In this context of Poland and its rich Jewish History, we are assembled today in a unique place. – The Galicia Jewish Museum, which from the beginning has been our home. – Where we as a community slowly grew and matured, – together celebrating Shabbats, family events and holidays. We would like to thank with all our hearts the Board of the Museum, the Director Jacob Nowakowski who cannot be with us today and all the staff in the museum for the last four years of support. The Museum has always been a great source of inspiration and context for our activities in Krakow. In particular The exhibition „Traces of Memory”,which surrounds us, tells the story of the Jews who lived and died for the Torah we are celebrating today, and lived by its teachings for centuries. The Torah scroll that we will receive today, unites us with this rich and sometimes difficult past and with the generations of communities that used that particular scroll before us. It connects us with generations of our ancestors, it also connects us with the Global nation of Israel. And from now on it will become a witness of our history, our joys, our sorrows and our future generations. Whenever we announce Sabbath in Galicia, we say that it is a space in which the memory of the past and the spirit of the present dwell together and Today, thanks to the Beth Shalom community, being in this space, we can also think of the future.

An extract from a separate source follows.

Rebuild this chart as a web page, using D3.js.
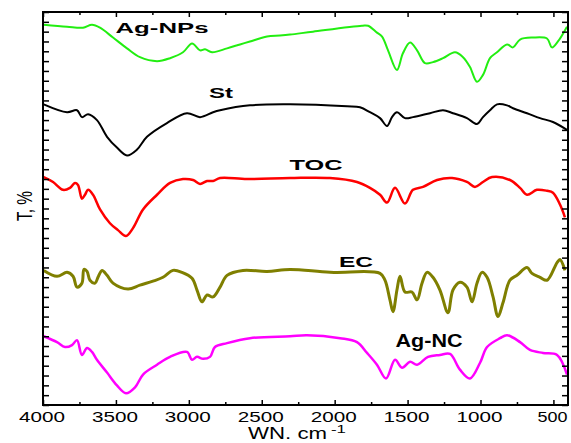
<!DOCTYPE html>
<html>
<head>
<meta charset="utf-8">
<script src="https://cdn.jsdelivr.net/npm/d3@7"></script>
<style>
  body { margin: 0; background: #fff; }
  svg { display: block; font-family: "Liberation Sans", Arial, sans-serif; }
</style>
</head>
<body>
<svg id="chart" width="571" height="443"></svg>
<script>
// spektra FTIR, hodnoty [vlnocet, T]
const agNPs = [
  [3995, 387], [3835, 385], [3726, 384], [3664, 387], [3609, 384], [3520, 374], [3424, 363],
  [3335, 354], [3218, 350], [3129, 353], [3040, 359], [2978, 368], [2923, 361], [2889, 362],
  [2841, 359], [2738, 363], [2649, 367], [2581, 370], [2464, 375], [2375, 376], [2306, 377],
  [2149, 380], [1813, 386], [1771, 386], [1710, 379], [1675, 375], [1634, 361], [1573, 341],
  [1532, 358], [1483, 369], [1435, 361], [1381, 348], [1326, 349], [1257, 353], [1175, 359],
  [1120, 354], [1072, 344], [1024, 329], [983, 336], [935, 353], [887, 359], [818, 367],
  [777, 364], [729, 372], [640, 374], [544, 373], [510, 364], [469, 370], [407, 385]
];
const st = [
  [3995, 306], [3835, 298], [3767, 300], [3733, 293], [3691, 296], [3630, 290], [3561, 273],
  [3493, 262], [3424, 254], [3355, 260], [3287, 273], [3150, 287], [3013, 297], [2923, 293],
  [2834, 298], [2786, 300], [2581, 305], [2306, 306], [1915, 304], [1826, 303], [1758, 298],
  [1689, 292], [1641, 284], [1607, 293], [1573, 298], [1518, 292], [1463, 293], [1346, 297],
  [1257, 300], [1189, 297], [1093, 292], [1024, 286], [983, 293], [935, 300], [887, 306],
  [818, 305], [777, 302], [681, 297], [592, 292], [503, 288], [407, 280]
];
const toc = [
  [3995, 232], [3931, 227], [3863, 219], [3815, 221], [3781, 226], [3760, 224], [3733, 210],
  [3712, 214], [3691, 219], [3657, 214], [3609, 199], [3541, 185], [3486, 178], [3431, 172],
  [3383, 180], [3314, 199], [3218, 214], [3129, 226], [3040, 230], [2971, 229], [2923, 225],
  [2875, 228], [2834, 228], [2786, 231], [2601, 230], [2306, 231], [2032, 231], [1847, 227],
  [1758, 221], [1689, 214], [1641, 206], [1586, 221], [1518, 205], [1463, 219], [1394, 222],
  [1298, 229], [1195, 231], [1093, 227], [1038, 222], [983, 227], [921, 232], [798, 229],
  [729, 221], [681, 214], [613, 219], [544, 218], [503, 216], [455, 204], [421, 191]
];
const ec = [
  [3995, 137], [3904, 131], [3835, 135], [3794, 131], [3767, 120], [3733, 124], [3719, 138],
  [3698, 136], [3678, 127], [3643, 124], [3623, 130], [3595, 137], [3561, 132], [3520, 124],
  [3417, 118], [3335, 122], [3246, 126], [3177, 130], [3109, 137], [3047, 135], [2978, 129],
  [2944, 117], [2910, 105], [2875, 112], [2834, 110], [2786, 120], [2738, 132], [2629, 137],
  [2464, 136], [2306, 138], [2032, 135], [1689, 134], [1655, 127], [1621, 107], [1600, 95],
  [1573, 117], [1552, 131], [1518, 115], [1470, 115], [1435, 107], [1401, 124], [1367, 135],
  [1326, 130], [1278, 117], [1223, 94], [1189, 117], [1141, 125], [1093, 120], [1058, 105],
  [1024, 124], [990, 135], [955, 130], [914, 110], [880, 90], [846, 104], [798, 127],
  [750, 132], [681, 140], [647, 134], [592, 130], [544, 127], [475, 145], [455, 148], [421, 137]
];
const agNC = [
  [3995, 70], [3904, 64], [3849, 59], [3801, 61], [3767, 66], [3733, 51], [3698, 58],
  [3664, 54], [3630, 46], [3561, 33], [3493, 20], [3431, 12], [3369, 18], [3314, 31],
  [3218, 41], [3129, 49], [3013, 54], [2978, 46], [2944, 49], [2903, 47], [2855, 49],
  [2821, 59], [2738, 63], [2581, 68], [2306, 70], [2190, 71], [1963, 68], [1847, 64],
  [1778, 53], [1710, 41], [1648, 27], [1586, 46], [1538, 38], [1483, 44], [1435, 41],
  [1360, 49], [1278, 51], [1209, 52], [1141, 36], [1072, 27], [1003, 43], [955, 59],
  [866, 68], [818, 71], [729, 64], [661, 56], [571, 53], [475, 51], [407, 31]
];

const seriesNames = ["Ag-NPs", "St", "TOC", "EC", "Ag-NC"];
const seriesData = [agNPs, st, toc, ec, agNC];
const seriesColors = ["#22ee11", "#000000", "#ff0000", "#7f7f00", "#ff00ff"];
const seriesWidths = [2, 2, 2.5, 3, 2.5];

const xTicks = [4000, 3500, 3000, 2500, 2000, 1500, 1000, 500];
const xMinor = d3.range(3750, 400, -500);
const yTicks = d3.range(0, 401, 10);

const margin = { left: 43, right: 3, top: 12, bottom: 38 };
const width = 571, height = 443;
const svg = d3.select("#chart");

const x = d3.scaleLinear().domain([4000, 400]).range([margin.left, width - margin.right]);
const y = d3.scaleLinear().domain([0, 400]).range([height - margin.bottom, margin.top]);

// text roztazeny do sirky jako v puvodnim obrazku
function label(tx, ty, str, len, size, weight, anchor) {
  return svg.append("text")
    .attr("x", tx).attr("y", ty)
    .attr("font-size", size)
    .attr("font-weight", weight || "normal")
    .attr("text-anchor", anchor || "middle")
    .attr("textLength", len)
    .attr("lengthAdjust", "spacingAndGlyphs")
    .text(str);
}

// krivky
const line = d3.line().x(d => x(d[0])).y(d => y(d[1])).curve(d3.curveCatmullRom.alpha(0.5));
seriesData.forEach((s, i) => {
  svg.append("path")
    .attr("d", line(s))
    .attr("fill", "none")
    .attr("stroke", seriesColors[i])
    .attr("stroke-width", seriesWidths[i])
    .attr("stroke-linejoin", "round");
});

// osy - carky dovnitr
const yBottom = height - margin.bottom, yTop = margin.top;
svg.append("g").attr("transform", `translate(0,${yBottom})`)
  .call(d3.axisBottom(x).tickValues(xTicks).tickSize(-5).tickFormat(""));
svg.append("g").attr("transform", `translate(0,${yBottom})`)
  .call(d3.axisBottom(x).tickValues(xMinor).tickSize(-3).tickFormat(""));
svg.append("g").attr("transform", `translate(0,${yTop})`)
  .call(d3.axisTop(x).tickValues(xTicks).tickSize(-5).tickFormat(""));
svg.append("g").attr("transform", `translate(0,${yTop})`)
  .call(d3.axisTop(x).tickValues(xMinor).tickSize(-3).tickFormat(""));
svg.append("g").attr("transform", `translate(${margin.left},0)`)
  .call(d3.axisLeft(y).tickValues(yTicks).tickSize(-6).tickFormat(""));
svg.append("g").attr("transform", `translate(${width - margin.right},0)`)
  .call(d3.axisRight(y).tickValues(yTicks).tickSize(-6).tickFormat(""));
svg.selectAll(".domain").remove();
svg.selectAll(".tick line").attr("stroke", "#000").attr("stroke-width", 1.5);

svg.append("rect")
  .attr("x", margin.left).attr("y", yTop)
  .attr("width", width - margin.right - margin.left).attr("height", yBottom - yTop)
  .attr("fill", "none").attr("stroke", "#000").attr("stroke-width", 2);

// popisky osy x
xTicks.forEach(t => {
  label(x(t) - 1, 422, String(t), t >= 1000 ? 46 : 30, 14);
});
label(248, 439, "WN. cm", 79, 16, "normal", "start");
label(331, 433, "-1", 15, 10, "normal", "start");

// popisek osy y
svg.append("text")
  .attr("transform", "translate(32,206) scale(1.5,1) rotate(-90)")
  .attr("text-anchor", "middle")
  .attr("font-size", 15)
  .attr("textLength", 30)
  .attr("lengthAdjust", "spacingAndGlyphs")
  .text("T, %");

// nazvy spekter
const namePos = [[162, 33, 93, 14], [221, 98, 24, 14], [316, 170, 53, 14], [356, 267, 34, 14], [429, 347, 67, 18]];
seriesNames.forEach((n, i) => {
  const p = namePos[i];
  label(p[0], p[1], n, p[2], p[3], "bold");
});
</script>
</body>
</html>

We will shortly leaving the Museum to parade with the Scroll in procession through Kazimierz accompanied by the Mojse band to the High Synagogue. We will share the carrying of the tora
scroll between the Beth Shalom and Beit Krakow communities and our guests. At the High Synagogue, which we have been kindly allowed to use by the Gmina and the Austeria bookshop, Beit Krakow will officially receive the Torah Scroll from Beth Shalom. This will be followed by a Kabbalat Shabbat service and kiddush. We also have events tomorrow with a Shacharit Shabbat Service with our new Torah Scroll from 10.30 am at the High Synagogue followed by kiddush and in the evening at 7pm a short Havdalah service and closing concert in the Galicia Jewish Museum with strong yiddish undertones of the Mosje Band and Rabbi Tanya Segal.
Finally we would also like to mention another symbolic co-incidence with Beit Krakow receiving its Torah Scroll today. As we set off on our procession with the Torah. We will see a recently opened exhibition here in the Museum. –of recently discovered portraits of a German second world war Wehrmacht officer and his wife painted during the war but on fragments of torah scrolls. These are poignant images that imposes executioner, on victim. Though this was an extremely painful and evil act of desecration, as we walk past the exhibition we celebrate life over death and the resurgence of Jewish Life in Krakow.